--- START OF MATERIAL SUPPLIED ---

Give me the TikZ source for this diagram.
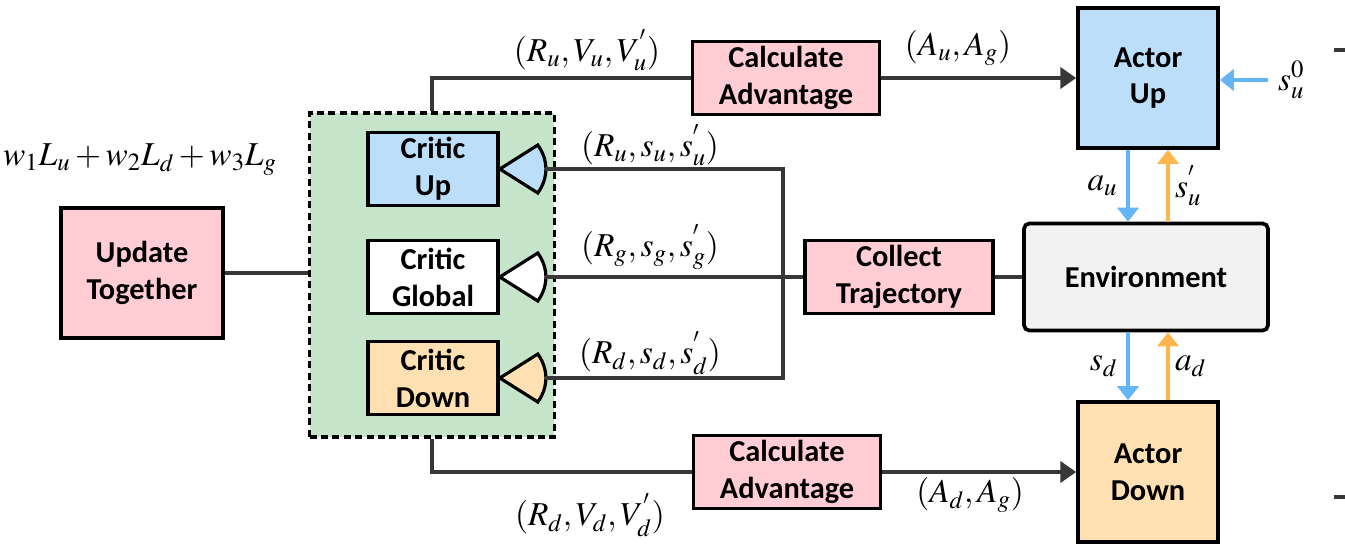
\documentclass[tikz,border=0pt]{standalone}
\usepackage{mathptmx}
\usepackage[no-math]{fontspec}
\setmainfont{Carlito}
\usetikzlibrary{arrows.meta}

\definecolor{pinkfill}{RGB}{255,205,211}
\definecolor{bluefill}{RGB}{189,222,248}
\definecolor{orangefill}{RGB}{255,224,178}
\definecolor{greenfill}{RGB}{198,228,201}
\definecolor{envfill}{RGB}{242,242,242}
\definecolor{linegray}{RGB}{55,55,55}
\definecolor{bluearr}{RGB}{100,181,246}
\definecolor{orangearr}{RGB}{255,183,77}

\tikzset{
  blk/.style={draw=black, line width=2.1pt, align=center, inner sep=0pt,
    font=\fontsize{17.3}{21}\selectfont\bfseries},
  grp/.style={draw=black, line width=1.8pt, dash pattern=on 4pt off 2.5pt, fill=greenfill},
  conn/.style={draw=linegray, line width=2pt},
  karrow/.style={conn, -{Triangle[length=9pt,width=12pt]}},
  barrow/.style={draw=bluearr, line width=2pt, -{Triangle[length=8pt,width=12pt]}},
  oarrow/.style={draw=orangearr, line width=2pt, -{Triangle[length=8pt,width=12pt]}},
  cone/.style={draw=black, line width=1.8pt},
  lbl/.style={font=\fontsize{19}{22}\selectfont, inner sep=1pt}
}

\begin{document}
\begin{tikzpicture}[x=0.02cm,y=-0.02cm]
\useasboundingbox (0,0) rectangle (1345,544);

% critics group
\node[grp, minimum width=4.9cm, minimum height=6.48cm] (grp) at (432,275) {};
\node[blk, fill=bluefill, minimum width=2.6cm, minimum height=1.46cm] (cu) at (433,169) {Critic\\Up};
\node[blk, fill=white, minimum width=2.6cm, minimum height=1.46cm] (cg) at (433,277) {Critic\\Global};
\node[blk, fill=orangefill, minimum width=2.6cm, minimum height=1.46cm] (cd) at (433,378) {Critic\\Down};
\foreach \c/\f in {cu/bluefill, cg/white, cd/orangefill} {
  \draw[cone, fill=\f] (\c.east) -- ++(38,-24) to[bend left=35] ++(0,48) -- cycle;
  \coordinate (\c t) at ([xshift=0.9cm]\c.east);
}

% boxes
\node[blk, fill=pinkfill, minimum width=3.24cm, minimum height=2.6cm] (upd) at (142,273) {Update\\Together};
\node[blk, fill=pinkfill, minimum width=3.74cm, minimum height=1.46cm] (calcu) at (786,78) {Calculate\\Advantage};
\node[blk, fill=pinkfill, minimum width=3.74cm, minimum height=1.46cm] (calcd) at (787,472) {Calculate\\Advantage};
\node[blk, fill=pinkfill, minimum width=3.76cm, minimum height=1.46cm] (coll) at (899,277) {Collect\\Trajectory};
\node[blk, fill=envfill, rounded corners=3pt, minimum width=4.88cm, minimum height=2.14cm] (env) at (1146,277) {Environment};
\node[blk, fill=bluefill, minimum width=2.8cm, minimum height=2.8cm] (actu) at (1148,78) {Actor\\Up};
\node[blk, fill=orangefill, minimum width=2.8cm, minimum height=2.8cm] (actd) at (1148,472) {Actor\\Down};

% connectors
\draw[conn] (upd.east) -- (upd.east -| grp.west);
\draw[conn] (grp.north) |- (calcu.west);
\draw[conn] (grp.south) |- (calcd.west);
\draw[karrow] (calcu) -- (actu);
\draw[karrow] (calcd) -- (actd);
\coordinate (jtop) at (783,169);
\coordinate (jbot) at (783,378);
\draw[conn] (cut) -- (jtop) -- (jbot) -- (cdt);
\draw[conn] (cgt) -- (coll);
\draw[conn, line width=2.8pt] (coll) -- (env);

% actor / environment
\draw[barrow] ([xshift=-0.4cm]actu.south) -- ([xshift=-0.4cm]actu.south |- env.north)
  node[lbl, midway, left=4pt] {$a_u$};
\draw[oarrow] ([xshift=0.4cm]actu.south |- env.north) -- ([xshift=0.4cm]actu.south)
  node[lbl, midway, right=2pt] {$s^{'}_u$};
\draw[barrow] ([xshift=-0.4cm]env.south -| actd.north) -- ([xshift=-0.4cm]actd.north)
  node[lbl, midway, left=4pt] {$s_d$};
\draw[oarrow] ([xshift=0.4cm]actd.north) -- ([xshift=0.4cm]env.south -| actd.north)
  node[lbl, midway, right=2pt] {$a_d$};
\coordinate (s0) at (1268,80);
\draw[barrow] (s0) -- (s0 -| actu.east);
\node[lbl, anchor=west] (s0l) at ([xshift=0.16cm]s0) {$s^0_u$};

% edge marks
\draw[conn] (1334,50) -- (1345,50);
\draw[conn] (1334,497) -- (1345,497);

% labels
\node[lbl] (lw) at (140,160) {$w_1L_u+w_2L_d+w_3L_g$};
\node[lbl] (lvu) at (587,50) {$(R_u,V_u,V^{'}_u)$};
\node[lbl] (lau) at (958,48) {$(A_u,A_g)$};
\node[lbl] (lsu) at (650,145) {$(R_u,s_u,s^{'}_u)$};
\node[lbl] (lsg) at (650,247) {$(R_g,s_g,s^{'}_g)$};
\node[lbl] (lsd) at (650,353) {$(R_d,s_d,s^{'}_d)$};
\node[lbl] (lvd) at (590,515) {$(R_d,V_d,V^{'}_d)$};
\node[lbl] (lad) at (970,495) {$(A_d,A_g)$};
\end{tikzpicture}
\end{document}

--- END OF MATERIAL SUPPLIED ---
--- START OF MATERIAL SUPPLIED ---

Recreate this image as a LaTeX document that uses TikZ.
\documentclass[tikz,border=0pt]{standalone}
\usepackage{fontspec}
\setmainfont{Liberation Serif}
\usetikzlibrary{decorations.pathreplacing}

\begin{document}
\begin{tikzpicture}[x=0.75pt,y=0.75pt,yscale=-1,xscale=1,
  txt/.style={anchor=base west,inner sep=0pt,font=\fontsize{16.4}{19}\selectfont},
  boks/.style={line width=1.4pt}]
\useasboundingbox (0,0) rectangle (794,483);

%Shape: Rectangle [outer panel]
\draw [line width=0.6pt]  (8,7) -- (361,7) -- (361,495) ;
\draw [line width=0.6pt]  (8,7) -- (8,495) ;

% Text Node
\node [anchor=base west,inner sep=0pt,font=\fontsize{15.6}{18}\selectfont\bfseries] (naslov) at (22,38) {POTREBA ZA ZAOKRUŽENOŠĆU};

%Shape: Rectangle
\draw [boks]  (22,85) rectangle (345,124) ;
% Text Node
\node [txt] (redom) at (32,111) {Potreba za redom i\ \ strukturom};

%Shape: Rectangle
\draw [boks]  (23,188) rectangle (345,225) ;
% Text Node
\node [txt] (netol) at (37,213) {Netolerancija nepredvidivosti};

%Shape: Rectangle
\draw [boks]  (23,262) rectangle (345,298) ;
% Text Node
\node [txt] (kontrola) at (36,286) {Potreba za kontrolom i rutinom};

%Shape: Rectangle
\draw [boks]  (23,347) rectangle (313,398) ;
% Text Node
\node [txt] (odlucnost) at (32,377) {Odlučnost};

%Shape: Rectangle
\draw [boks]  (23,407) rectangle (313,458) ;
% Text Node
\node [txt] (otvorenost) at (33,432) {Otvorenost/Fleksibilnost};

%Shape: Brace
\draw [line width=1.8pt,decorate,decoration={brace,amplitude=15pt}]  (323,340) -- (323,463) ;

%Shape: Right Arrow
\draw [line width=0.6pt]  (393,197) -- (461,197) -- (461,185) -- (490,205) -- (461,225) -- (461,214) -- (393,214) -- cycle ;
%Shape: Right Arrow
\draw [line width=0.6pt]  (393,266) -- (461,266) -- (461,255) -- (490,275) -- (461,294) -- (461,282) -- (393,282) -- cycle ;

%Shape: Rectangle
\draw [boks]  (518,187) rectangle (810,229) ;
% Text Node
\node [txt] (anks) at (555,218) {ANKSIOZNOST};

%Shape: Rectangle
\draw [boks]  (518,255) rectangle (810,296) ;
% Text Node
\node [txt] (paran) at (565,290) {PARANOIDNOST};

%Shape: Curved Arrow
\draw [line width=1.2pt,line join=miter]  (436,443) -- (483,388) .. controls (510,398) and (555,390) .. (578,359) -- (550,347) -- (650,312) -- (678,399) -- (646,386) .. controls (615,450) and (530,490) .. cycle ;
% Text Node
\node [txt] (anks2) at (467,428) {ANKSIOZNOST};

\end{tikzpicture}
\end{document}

--- END OF MATERIAL SUPPLIED ---

WHAT TO DO: Extract the span of lines that starts with the line containing "Recreate this image" and ends with the line containing "[txt] (anks) at". Keep it exact and add nothing.

OUTPUT FOR THIS EXERCISE:
Recreate this image as a LaTeX document that uses TikZ.
\documentclass[tikz,border=0pt]{standalone}
\usepackage{fontspec}
\setmainfont{Liberation Serif}
\usetikzlibrary{decorations.pathreplacing}

\begin{document}
\begin{tikzpicture}[x=0.75pt,y=0.75pt,yscale=-1,xscale=1,
  txt/.style={anchor=base west,inner sep=0pt,font=\fontsize{16.4}{19}\selectfont},
  boks/.style={line width=1.4pt}]
\useasboundingbox (0,0) rectangle (794,483);

%Shape: Rectangle [outer panel]
\draw [line width=0.6pt]  (8,7) -- (361,7) -- (361,495) ;
\draw [line width=0.6pt]  (8,7) -- (8,495) ;

% Text Node
\node [anchor=base west,inner sep=0pt,font=\fontsize{15.6}{18}\selectfont\bfseries] (naslov) at (22,38) {POTREBA ZA ZAOKRUŽENOŠĆU};

%Shape: Rectangle
\draw [boks]  (22,85) rectangle (345,124) ;
% Text Node
\node [txt] (redom) at (32,111) {Potreba za redom i\ \ strukturom};

%Shape: Rectangle
\draw [boks]  (23,188) rectangle (345,225) ;
% Text Node
\node [txt] (netol) at (37,213) {Netolerancija nepredvidivosti};

%Shape: Rectangle
\draw [boks]  (23,262) rectangle (345,298) ;
% Text Node
\node [txt] (kontrola) at (36,286) {Potreba za kontrolom i rutinom};

%Shape: Rectangle
\draw [boks]  (23,347) rectangle (313,398) ;
% Text Node
\node [txt] (odlucnost) at (32,377) {Odlučnost};

%Shape: Rectangle
\draw [boks]  (23,407) rectangle (313,458) ;
% Text Node
\node [txt] (otvorenost) at (33,432) {Otvorenost/Fleksibilnost};

%Shape: Brace
\draw [line width=1.8pt,decorate,decoration={brace,amplitude=15pt}]  (323,340) -- (323,463) ;

%Shape: Right Arrow
\draw [line width=0.6pt]  (393,197) -- (461,197) -- (461,185) -- (490,205) -- (461,225) -- (461,214) -- (393,214) -- cycle ;
%Shape: Right Arrow
\draw [line width=0.6pt]  (393,266) -- (461,266) -- (461,255) -- (490,275) -- (461,294) -- (461,282) -- (393,282) -- cycle ;

%Shape: Rectangle
\draw [boks]  (518,187) rectangle (810,229) ;
% Text Node
\node [txt] (anks) at (555,218) {ANKSIOZNOST};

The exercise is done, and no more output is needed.